Pit solta um uivo prolongado.

– Também me parece Pit. Vamos agora à Joanna Quaid, a segunda suspeita. Tem 28 anos e trabalha por conta própria como esteticista e manicura, o que explica a compra das duas embalagens de acetona. É solteira, vive sozinha e os vizinhos não nos deram quase informação nenhuma. Cresceu com a mãe, que morreu com uma overdose de heroína quando ela tinha 20 anos. Da minha conversa com a avó da Joanna, fiquei a saber que a mãe começou, bastante cedo, a ter problemas com drogas e que Joanna foi fruto de um dos muitos casos pontuais que ela tinha com variados homens para sustentar o vício. A mãe tinha por hábito levar os homens para sua casa onde vivia com Joanna, nunca se preocupou com o ambiente em que a filha crescia…A avó ainda tentou ficar com a custódia alegando que a filha se injetava mas parece que um dos avaliadores era “cliente” da filha. O Ray está à espera da aprovação para um mandato de busca à casa de Joanna. No interrogatório com o Ray e a Dra. Martin que se encontrava também na sala, Joanna disse que a mãe pintava as unhas de vermelho nas noites em que saía para seduzir. A Dra. Martin descreveu-a como uma jovem muito reservada e descuidada… e é esteticista… quase contraditório, não achas, Pit?

O telefone toca…

– Phoebe, consegui o mandato. Amanhã de tarde vamos lá.

– Excelente Ray. Eu fiz uma marcação para as 10 da manhã com a Joanna porque gostava de a apanhar num ambiente mais descontraído, dado que ela não me conhece. Depois espero por ti para fazermos a busca.

– Ok, Phoebe. Até amanhã.

  Phoebe terminou o seu copo de vinho e deitou-se no sofá para descansar um pouco. Pit aninhou-se a ela.

  Poucas horas depois acordou sobressaltada e pegou no telefone.

– Mark, desculpa acordar-te a estas horas. Sei que é tarde.

– Olá Phoebe, não faz mal miúda. Tiveste outro sonho?

– Sim… mas desta vez foi diferente. Era eu Mark!

– Como assim eras tu?

– Era eu Mark. Eu era a vítima!

– Mas que merda! Como é possível? O que vais fazer?

– Não sei… Não consegui controlar-me. Quando me vi entrei em pânico. Uma coisa é certa. Acho que é desta que descubro se estas premonições do futuro podem ser mudadas.
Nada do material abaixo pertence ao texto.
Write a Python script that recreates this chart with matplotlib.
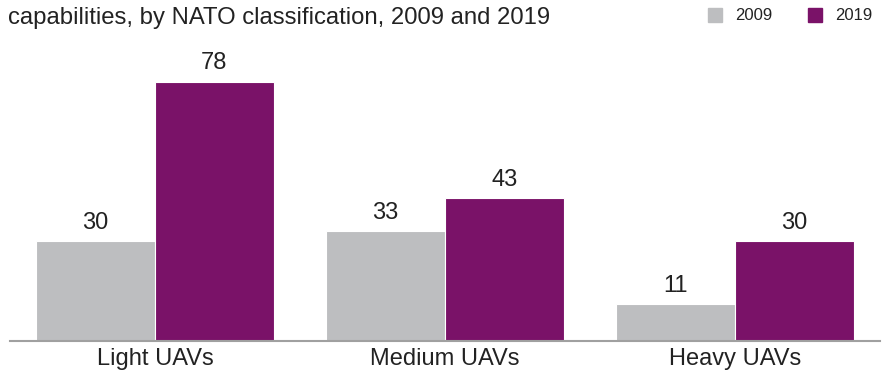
import matplotlib
matplotlib.use("Agg")
import matplotlib.pyplot as plt
import numpy as np

categories = ["Light UAVs", "Medium UAVs", "Heavy UAVs"]
values_2009 = [30, 33, 11]
values_2019 = [78, 43, 30]
series_labels = ["2009", "2019"]
title = "capabilities, by NATO classification, 2009 and 2019"

c2009 = "#BDBEC0"
c2019 = "#7A1268"

plt.rcParams['font.family'] = ['Liberation Sans', 'DejaVu Sans']

fig = plt.figure(figsize=(8.85, 3.75), dpi=100)
ax = fig.add_axes([0.0, 0.0907, 1.0, 0.776])

x = np.arange(len(categories))
w = 0.41
b1 = ax.bar(x - w / 2, values_2009, w, color=c2009, edgecolor="white", linewidth=0.8)
b2 = ax.bar(x + w / 2, values_2019, w, color=c2019, edgecolor="white", linewidth=0.8)

for bars, vals in ((b1, values_2009), (b2, values_2019)):
    for rect, v in zip(bars, vals):
        ax.annotate(str(v), (rect.get_x() + rect.get_width() / 2, v),
                    xytext=(0, 5.5), textcoords="offset points",
                    ha="center", va="bottom", fontsize=17, color="#222222")

ax.set_xlim(-0.534, 2.517)
ax.set_ylim(0, 87.6)
ax.set_xticks(x)
ax.set_xticklabels(categories, fontsize=17, color="#222222")
ax.tick_params(axis="x", length=0, pad=5)
ax.set_yticks([])
for s in ("top", "right", "left"):
    ax.spines[s].set_visible(False)
ax.spines["bottom"].set_color("#A0A0A0")
ax.spines["bottom"].set_linewidth(1.5)
ax.spines["bottom"].set_bounds(-0.5, 2.5)

fig.text(8 / 885, 1 - 18 / 375, title, fontsize=17.2, color="#222222",
         ha="left", va="center")

# legend
for i, (lab, col) in enumerate(zip(series_labels, [c2009, c2019])):
    x0 = [708, 808][i]
    fig.patches.append(plt.Rectangle((x0 / 885, 1 - 22 / 375), 14 / 885, 14 / 375,
                                     transform=fig.transFigure, color=col))
    fig.text((x0 + 27) / 885, 1 - 15 / 375, lab, fontsize=12, color="#222222",
             ha="left", va="center")

fig.savefig("out.png", dpi=100)
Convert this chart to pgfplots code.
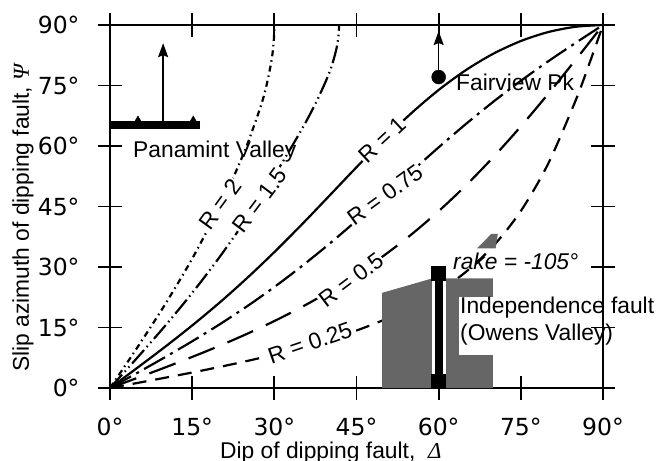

– Porra, Phoebe… Agora estou preocupado contigo. Não queres vir ter comigo?

– Não é preciso, Mark, Obrigado. Vou tomar um banho e passear com o Pit. Daqui a umas horas também tenho de passar no Hospital para ir buscar a declaração do Dr. John e depois vou arranjar as unhas.

– Pronto, ok. Tu é que sabes. Se mudares de ideias sabes que tenho o sono leve. Vemo-nos mais tarde no sítio do costume?

– Sim, vou ter ao teu frio gabinete. Devias arranjar uma salinha mais acolhedora. Aquelas gavetas e aquele gelo provocam-me arrepios na espinha.

– Vou ver o que se arranja, Phoebe. Beijos, fica bem.

  Tomou banho, bebeu café e saiu com Pit para darem uma volta pelo mato. Regressaram 2 horas depois, despediu-se de Pit como sempre fazia, e arrancou para o seu destino.